Nadie puede ser tan ingenuo de creer que Internet va a cambiar el mundo. El mundo no es, de por sí, transformable a voluntad de nadie. No se trata de sostener un ideal comunitario virtual, como postmodernos hippies 2.0. Todo lo contrario. La realidad virtual nos da un mundo, un mundo real, un mundo como el que necesitamos y en el que la materialidad del cuerpo más bien sobra. “Ser capaces de lenguaje y de sentimientos”: ese sentido ya no existe en la calle. En la calle nos devaluamos unos a otros. Nos rebajamos. Solo vale la diferencia jerarquizada, la que se puede imponer. En la calle no hay nada común, salvo el miedo, la indiferencia y el desprecio. Y ninguna historia excepcional, de esas que conmueven, hará sino validar esta máxima aquí expuesta.

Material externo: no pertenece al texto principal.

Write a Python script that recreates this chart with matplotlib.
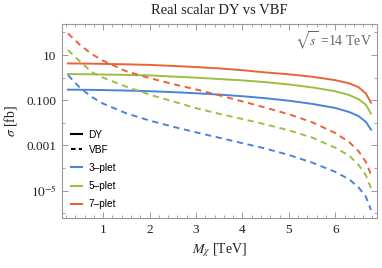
import matplotlib
matplotlib.use("Agg")
import matplotlib.pyplot as plt
from matplotlib.lines import Line2D
from matplotlib.ticker import FixedLocator, FixedFormatter, MultipleLocator

plt.rcParams['mathtext.fontset'] = 'stix'

# masses in TeV
mass = [0.24, 0.5, 0.75, 1.0, 1.5, 2.0, 2.5, 3.0, 3.5, 4.0, 4.5, 5.0, 5.5, 6.0, 6.3, 6.5, 6.66, 6.77]

# cross sections in fb
dy_3 = [0.295, 0.292, 0.288, 0.282, 0.269, 0.251, 0.229, 0.204, 0.178, 0.151, 0.123, 0.0955,
        0.0692, 0.0457, 0.0302, 0.0200, 0.0110, 0.00501]
dy_5 = [1.45, 1.43, 1.41, 1.38, 1.32, 1.26, 1.12, 1.0, 0.871, 0.759, 0.631, 0.501,
        0.372, 0.251, 0.170, 0.112, 0.0631, 0.0257]
dy_7 = [4.27, 4.22, 4.17, 4.07, 3.89, 3.67, 3.31, 2.95, 2.57, 2.14, 1.70, 1.41,
        1.10, 0.776, 0.562, 0.380, 0.200, 0.0776]
vbf_3 = [1.32, 0.355, 0.141, 0.0708, 0.0263, 0.0126, 0.00676, 0.00380, 0.00219, 0.00126,
         7.24e-4, 3.80e-4, 1.74e-4, 6.76e-5, 3.16e-5, 1.41e-5, 5.37e-6, 1.38e-6]
vbf_5 = [16.6, 5.25, 1.78, 1.0, 0.398, 0.178, 0.0891, 0.0447, 0.0251, 0.0148,
         0.00851, 0.00468, 0.00224, 7.94e-4, 3.55e-4, 1.41e-4, 4.79e-5, 1.26e-5]
vbf_7 = [91.2, 28.2, 11.2, 5.62, 1.91, 0.955, 0.525, 0.302, 0.166, 0.0891,
         0.0468, 0.0240, 0.0107, 0.00355, 0.00141, 5.62e-4, 1.86e-4, 5.01e-5]

plet_names = ['3\u2013plet', '5\u2013plet', '7\u2013plet']
colors = ['#4A84D9', '#9DBE44', '#EB6235']

y_major = [10, 0.1, 0.001, 1e-5]
y_labels = ['10', '0.100', '0.001', r'$10^{-5}$']
y_minor = [100, 1, 0.01, 1e-4, 1e-6]

fig = plt.figure(figsize=(3.82, 2.68), dpi=100)
ax = fig.add_axes([0.162, 0.185, 0.825, 0.725])

dash = (0, (3.2, 2.4))
for dy, vbf, c in zip([dy_3, dy_5, dy_7], [vbf_3, vbf_5, vbf_7], colors):
    ax.plot(mass, dy, color=c, lw=1.4)
    ax.plot(mass, vbf, color=c, lw=1.4, linestyle=dash)

ax.set_yscale('log')
ax.set_xlim(0.11, 6.9)
ax.set_ylim(10**-6.23, 10**2.37)

ax.yaxis.set_major_locator(FixedLocator(y_major))
ax.yaxis.set_major_formatter(FixedFormatter(y_labels))
ax.yaxis.set_minor_locator(FixedLocator(y_minor))
ax.yaxis.set_minor_formatter(FixedFormatter([''] * len(y_minor)))
ax.xaxis.set_major_locator(MultipleLocator(1))
ax.xaxis.set_minor_locator(MultipleLocator(0.2))

gray = '#999999'
for s in ax.spines.values():
    s.set_color(gray)
    s.set_linewidth(0.8)
ax.tick_params(which='both', direction='in', top=True, right=True, color=gray)
ax.tick_params(which='major', length=4.5, width=0.7, pad=4)
ax.tick_params(which='minor', length=2.5, width=0.6)
for lab in ax.get_xticklabels() + ax.get_yticklabels():
    lab.set_family('Liberation Serif')
    lab.set_fontsize(9.5)
    lab.set_color('#222222')

ax.set_title('Real scalar DY vs VBF', family='Liberation Serif', fontsize=10.5,
             color='#222222', pad=7)
ax.set_xlabel(r'$M_\chi$ [TeV]', family='Liberation Serif', fontsize=10, color='#222222',
              labelpad=4)
ax.set_ylabel(r'$\sigma$ [fb]', family='Liberation Serif', fontsize=10, color='#222222',
              labelpad=5)

ax.text(0.985, 0.915, r'$\sqrt{s}$ =14 TeV', transform=ax.transAxes, ha='right', va='center',
        family='Liberation Serif', fontsize=10, color='#666666')

style_handles = [Line2D([], [], color='black', lw=1.5),
                 Line2D([], [], color='black', lw=1.5, linestyle=(0, (2.2, 1.6)))]
leg1 = ax.legend(style_handles, ['DY', 'VBF'], loc='upper left', bbox_to_anchor=(0.03, 0.455),
                 frameon=False, borderpad=0, borderaxespad=0, handlelength=1.1,
                 handletextpad=0.6, labelspacing=0.45,
                 prop={'family': 'Liberation Sans', 'size': 7.3})
ax.add_artist(leg1)
plet_handles = [Line2D([], [], color=c, lw=1.5) for c in colors]
ax.legend(plet_handles, plet_names, loc='upper left', bbox_to_anchor=(0.03, 0.285),
          frameon=False, borderpad=0, borderaxespad=0, handlelength=1.1,
          handletextpad=0.6, labelspacing=0.8,
          prop={'family': 'Liberation Sans', 'size': 7.3})

fig.savefig('out.png', dpi=100)
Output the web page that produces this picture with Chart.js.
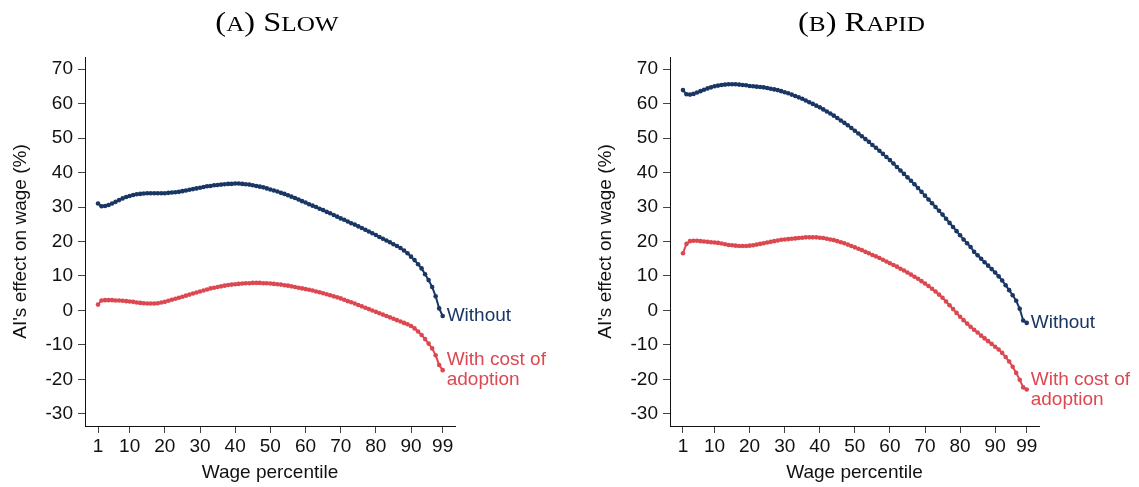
<!DOCTYPE html>
<html>
<head>
<meta charset="utf-8">
<script src="https://cdn.jsdelivr.net/npm/chart.js@4.4.1/dist/chart.umd.min.js"></script>
<style>
  html, body { margin: 0; padding: 0; background: #fff; }
  #wrap { position: relative; width: 1139px; height: 487px; }
  .panel { position: absolute; top: 0; }
</style>
</head>
<body>
<div id="wrap">
  <div class="panel" style="left:0px"><canvas id="slow" width="570" height="487"></canvas></div>
  <div class="panel" style="left:585px"><canvas id="rapid" width="554" height="487"></canvas></div>
</div>
<script>
// wage percentiles 1..99 (x categories)
const percentiles = Array.from({ length: 99 }, (_, i) => i + 1);
const xTickValues = [1, 10, 20, 30, 40, 50, 60, 70, 80, 90, 99];
const yTickValues = [-30, -20, -10, 0, 10, 20, 30, 40, 50, 60, 70];

// (A) Slow
const slowWithout = [
  31.0, 30.2, 30.3, 30.6, 31.0, 31.5, 32.0, 32.5, 32.9, 33.2,
  33.5, 33.7, 33.8, 33.9, 34.0, 34.0, 34.0, 34.0, 34.0, 34.0,
  34.1, 34.2, 34.3, 34.4, 34.6, 34.8, 35.0, 35.2, 35.4, 35.6,
  35.8, 36.0, 36.1, 36.3, 36.4, 36.5, 36.6, 36.7, 36.7, 36.8,
  36.8, 36.7, 36.6, 36.5, 36.3, 36.1, 35.9, 35.7, 35.4, 35.1,
  34.8, 34.5, 34.1, 33.8, 33.4, 33.0, 32.6, 32.2, 31.7, 31.3,
  30.8, 30.4, 30.0, 29.5, 29.1, 28.6, 28.2, 27.7, 27.2, 26.7,
  26.3, 25.8, 25.3, 24.9, 24.4, 23.9, 23.4, 22.9, 22.4, 21.9,
  21.3, 20.8, 20.3, 19.8, 19.2, 18.7, 18.1, 17.4, 16.6, 15.6,
  14.6, 13.4, 12.2, 10.5, 8.8, 6.8, 4.1, 0.6, -1.6
];
const slowWithCost = [
  1.7, 2.9, 3.0, 3.0, 3.0, 2.9, 2.9, 2.8, 2.7, 2.6,
  2.5, 2.3, 2.2, 2.1, 2.0, 2.0, 2.0, 2.1, 2.3, 2.5,
  2.8, 3.1, 3.4, 3.7, 4.0, 4.3, 4.6, 4.9, 5.2, 5.5,
  5.8, 6.1, 6.4, 6.6, 6.8, 7.0, 7.2, 7.4, 7.5, 7.6,
  7.7, 7.8, 7.9, 7.9, 8.0, 8.0, 8.0, 7.9, 7.9, 7.8,
  7.7, 7.6, 7.5, 7.3, 7.2, 7.0, 6.8, 6.6, 6.4, 6.2,
  6.0, 5.8, 5.5, 5.3, 5.0, 4.7, 4.4, 4.1, 3.8, 3.5,
  3.1, 2.7, 2.4, 2.0, 1.6, 1.2, 0.8, 0.4, 0.0, -0.4,
  -0.8, -1.2, -1.6, -2.0, -2.4, -2.8, -3.2, -3.6, -4.0, -4.5,
  -5.2, -6.1, -7.1, -8.3, -9.6, -11.0, -13.0, -15.8, -17.3
];

// (B) Rapid
const rapidWithout = [
  63.9, 62.7, 62.6, 62.8, 63.2, 63.6, 64.0, 64.4, 64.7, 65.0,
  65.2, 65.4, 65.5, 65.6, 65.6, 65.6, 65.5, 65.4, 65.3, 65.1,
  65.0, 64.9, 64.8, 64.7, 64.5, 64.3, 64.1, 63.9, 63.6, 63.3,
  63.0, 62.6, 62.2, 61.8, 61.4, 60.9, 60.4, 59.9, 59.4, 58.9,
  58.3, 57.7, 57.1, 56.5, 55.8, 55.1, 54.4, 53.7, 52.9, 52.1,
  51.3, 50.5, 49.7, 48.9, 48.0, 47.2, 46.3, 45.4, 44.5, 43.6,
  42.6, 41.6, 40.6, 39.6, 38.6, 37.6, 36.6, 35.5, 34.4, 33.3,
  32.2, 31.1, 30.0, 28.9, 27.8, 26.6, 25.4, 24.2, 23.0, 21.8,
  20.6, 19.5, 18.4, 17.0, 16.0, 15.0, 14.0, 13.0, 12.0, 11.0,
  9.9, 8.7, 7.3, 5.9, 4.4, 2.8, 0.5, -2.9, -3.6
];
const rapidWithCost = [
  16.6, 19.3, 20.1, 20.2, 20.2, 20.1, 20.0, 19.9, 19.8, 19.7,
  19.6, 19.4, 19.2, 19.0, 18.9, 18.8, 18.7, 18.7, 18.7, 18.8,
  18.9, 19.1, 19.3, 19.5, 19.7, 19.9, 20.1, 20.3, 20.5, 20.6,
  20.7, 20.8, 20.9, 21.0, 21.1, 21.2, 21.2, 21.2, 21.2, 21.1,
  21.0, 20.8, 20.6, 20.4, 20.1, 19.8, 19.5, 19.1, 18.7, 18.3,
  17.9, 17.5, 17.0, 16.6, 16.1, 15.7, 15.2, 14.7, 14.2, 13.7,
  13.2, 12.7, 12.1, 11.6, 11.0, 10.4, 9.8, 9.2, 8.5, 7.8,
  7.1, 6.3, 5.5, 4.6, 3.7, 2.6, 1.5, 0.4, -0.7, -1.8,
  -2.8, -3.8, -4.7, -5.6, -6.4, -7.3, -8.1, -8.9, -9.7, -10.5,
  -11.3, -12.3, -13.5, -14.8, -16.3, -18.1, -20.1, -22.3, -22.9
];

const NAVY = '#1a3664';
const RED = '#dc4850';
const SANS = "'Liberation Sans', Arial, sans-serif";
const SERIF = "'Liberation Serif', 'DejaVu Serif', serif";

// title like "(A) SLOW" with small caps, a bit wider (Palatino-like)
const panelTitle = {
  id: 'panelTitle',
  afterDraw(chart, args, opts) {
    const ctx = chart.ctx;
    const parts = opts.parts;
    const area = chart.chartArea;
    const sx = 1.2;
    ctx.save();
    ctx.fillStyle = '#000';
    ctx.textBaseline = 'alphabetic';
    ctx.textAlign = 'left';
    let total = 0;
    parts.forEach(p => {
      ctx.font = p[1] + 'px ' + SERIF;
      total += ctx.measureText(p[0]).width;
    });
    const cx = (area.left + area.right) / 2 + 7;
    ctx.translate(cx - total * sx / 2, 31);
    ctx.scale(sx, 1);
    let x = 0;
    parts.forEach(p => {
      ctx.font = p[1] + 'px ' + SERIF;
      ctx.fillText(p[0], x, 0);
      x += ctx.measureText(p[0]).width;
    });
    ctx.restore();
  }
};

// series names at the end of each line
const endLabels = {
  id: 'endLabels',
  afterDatasetsDraw(chart) {
    const ctx = chart.ctx;
    const xs = chart.scales.x, ys = chart.scales.y;
    ctx.save();
    ctx.font = '19px ' + SANS;
    ctx.textAlign = 'left';
    ctx.textBaseline = 'middle';
    chart.data.datasets.forEach(ds => {
      const n = ds.data.length;
      const px = xs.getPixelForValue(percentiles[n - 1]) + 4;
      const py = ys.getPixelForValue(ds.data[n - 1]);
      const lines = ds.endText;
      ctx.fillStyle = ds.borderColor;
      lines.forEach((t, i) => {
        ctx.fillText(t, px, py + (i - (lines.length - 1) / 2) * 20);
      });
    });
    ctx.restore();
  }
};

function makePanel(id, titleParts, without, withCost, padRight) {
  const ctx = document.getElementById(id).getContext('2d');
  return new Chart(ctx, {
    type: 'line',
    data: {
      labels: percentiles,
      datasets: [
        {
          label: 'Without',
          endText: ['Without'],
          data: without,
          borderColor: NAVY,
          backgroundColor: NAVY,
          borderWidth: 2,
          pointRadius: 2.3,
          pointBorderWidth: 0,
          tension: 0
        },
        {
          label: 'With cost of adoption',
          endText: ['With cost of', 'adoption'],
          data: withCost,
          borderColor: RED,
          backgroundColor: RED,
          borderWidth: 2,
          pointRadius: 2.3,
          pointBorderWidth: 0,
          tension: 0
        }
      ]
    },
    options: {
      responsive: false,
      animation: false,
      events: [],
      layout: { padding: { top: 57, left: 0, right: padRight, bottom: 0 } },
      plugins: {
        legend: { display: false },
        tooltip: { enabled: false },
        panelTitle: { parts: titleParts }
      },
      scales: {
        x: {
          type: 'linear',
          min: -2.7,
          max: 102.5,
          afterBuildTicks: s => { s.ticks = xTickValues.map(v => ({ value: v })); },
          afterFit: s => { s.height = 61; },
          ticks: {
            color: '#111',
            font: { family: SANS, size: 19 },
            padding: 2,
            maxRotation: 0,
            autoSkip: false,
            callback: v => String(v)
          },
          grid: { drawOnChartArea: false, drawTicks: true, tickLength: 7, tickColor: '#444' },
          border: { display: true, color: '#111', width: 1 },
          title: {
            display: true,
            text: 'Wage percentile',
            color: '#111',
            font: { family: SANS, size: 19 },
            padding: { top: 0, bottom: 3 }
          }
        },
        y: {
          min: -33.5,
          max: 73.5,
          afterBuildTicks: s => { s.ticks = yTickValues.map(v => ({ value: v })); },
          afterFit: s => { s.width = 85; },
          ticks: {
            color: '#111',
            font: { family: SANS, size: 19 },
            padding: 5,
            callback: v => String(v)
          },
          grid: { drawOnChartArea: false, drawTicks: true, tickLength: 7, tickColor: '#444' },
          border: { display: true, color: '#111', width: 1 },
          title: {
            display: true,
            text: "AI's effect on wage (%)",
            color: '#111',
            font: { family: SANS, size: 19 },
            padding: { top: 9, bottom: 0 }
          }
        }
      }
    },
    plugins: [panelTitle, endLabels]
  });
}

makePanel('slow', [['(', 27], ['A', 21], [') S', 27], ['LOW', 21]], slowWithout, slowWithCost, 115);
makePanel('rapid', [['(', 27], ['B', 21], [') R', 27], ['APID', 21]], rapidWithout, rapidWithCost, 100);
</script>
</body>
</html>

Las nuevas tecnologías no triunfan porque vuelvan a las sociedades más cultas, igualitarias o productivas. Sino porque ofrecen, terapéuticamente, un mundo, un confort, un lugar común a una humanidad que, por momentos, parece hundirse en la paranoia y en su lograda soledad parece elegir olvidar cómo era gozar del encuentro con otros cuerpos.
[1] Si nos van a controlar, pues, hagámosela difícil en serio. Hagamos uno, dos, tres… mil blogs. Siempre será más fácil duplicar lo virtual y desafiar sus programas que aspirar a una anarquía mínimamente habitable con nuestros cuerpos.